---------- Dataset section ----------

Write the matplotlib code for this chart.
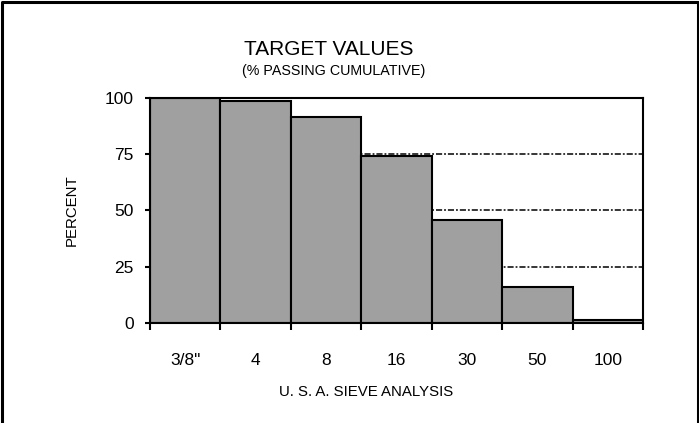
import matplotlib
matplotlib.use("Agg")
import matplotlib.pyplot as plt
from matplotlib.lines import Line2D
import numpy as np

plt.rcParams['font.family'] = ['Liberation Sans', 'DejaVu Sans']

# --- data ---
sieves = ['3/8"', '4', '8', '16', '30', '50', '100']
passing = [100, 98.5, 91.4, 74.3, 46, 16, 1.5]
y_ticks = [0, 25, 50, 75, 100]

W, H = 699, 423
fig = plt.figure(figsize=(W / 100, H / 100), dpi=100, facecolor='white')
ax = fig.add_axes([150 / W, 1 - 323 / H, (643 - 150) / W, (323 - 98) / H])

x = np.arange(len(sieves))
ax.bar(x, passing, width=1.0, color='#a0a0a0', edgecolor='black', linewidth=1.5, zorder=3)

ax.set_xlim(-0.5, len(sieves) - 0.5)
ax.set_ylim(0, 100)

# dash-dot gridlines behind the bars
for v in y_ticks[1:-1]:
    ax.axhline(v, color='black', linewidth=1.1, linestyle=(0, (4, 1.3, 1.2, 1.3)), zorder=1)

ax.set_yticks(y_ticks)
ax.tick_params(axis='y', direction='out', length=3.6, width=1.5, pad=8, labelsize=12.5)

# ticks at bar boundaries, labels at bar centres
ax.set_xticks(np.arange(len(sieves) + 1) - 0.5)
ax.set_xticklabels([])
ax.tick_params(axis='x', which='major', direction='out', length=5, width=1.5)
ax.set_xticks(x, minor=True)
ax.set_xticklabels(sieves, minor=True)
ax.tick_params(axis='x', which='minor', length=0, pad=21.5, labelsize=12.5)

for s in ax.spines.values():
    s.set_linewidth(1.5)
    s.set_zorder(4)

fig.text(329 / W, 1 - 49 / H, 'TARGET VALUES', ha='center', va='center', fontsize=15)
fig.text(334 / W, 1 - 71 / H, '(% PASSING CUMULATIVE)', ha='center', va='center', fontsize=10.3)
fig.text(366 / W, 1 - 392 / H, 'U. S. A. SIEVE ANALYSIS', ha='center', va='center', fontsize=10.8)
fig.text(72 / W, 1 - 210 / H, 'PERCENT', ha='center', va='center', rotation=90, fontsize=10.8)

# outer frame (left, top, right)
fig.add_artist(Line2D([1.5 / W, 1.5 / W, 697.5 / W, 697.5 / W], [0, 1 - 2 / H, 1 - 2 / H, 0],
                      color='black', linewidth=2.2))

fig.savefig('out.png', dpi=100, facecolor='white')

----------

## Task goal
Reproduce the data above word for word from its first line through the line that holds "ax = fig.add_axes([150", both ends included; skip pictures.

## The result
Write the matplotlib code for this chart.
import matplotlib
matplotlib.use("Agg")
import matplotlib.pyplot as plt
from matplotlib.lines import Line2D
import numpy as np

plt.rcParams['font.family'] = ['Liberation Sans', 'DejaVu Sans']

# --- data ---
sieves = ['3/8"', '4', '8', '16', '30', '50', '100']
passing = [100, 98.5, 91.4, 74.3, 46, 16, 1.5]
y_ticks = [0, 25, 50, 75, 100]

W, H = 699, 423
fig = plt.figure(figsize=(W / 100, H / 100), dpi=100, facecolor='white')
ax = fig.add_axes([150 / W, 1 - 323 / H, (643 - 150) / W, (323 - 98) / H])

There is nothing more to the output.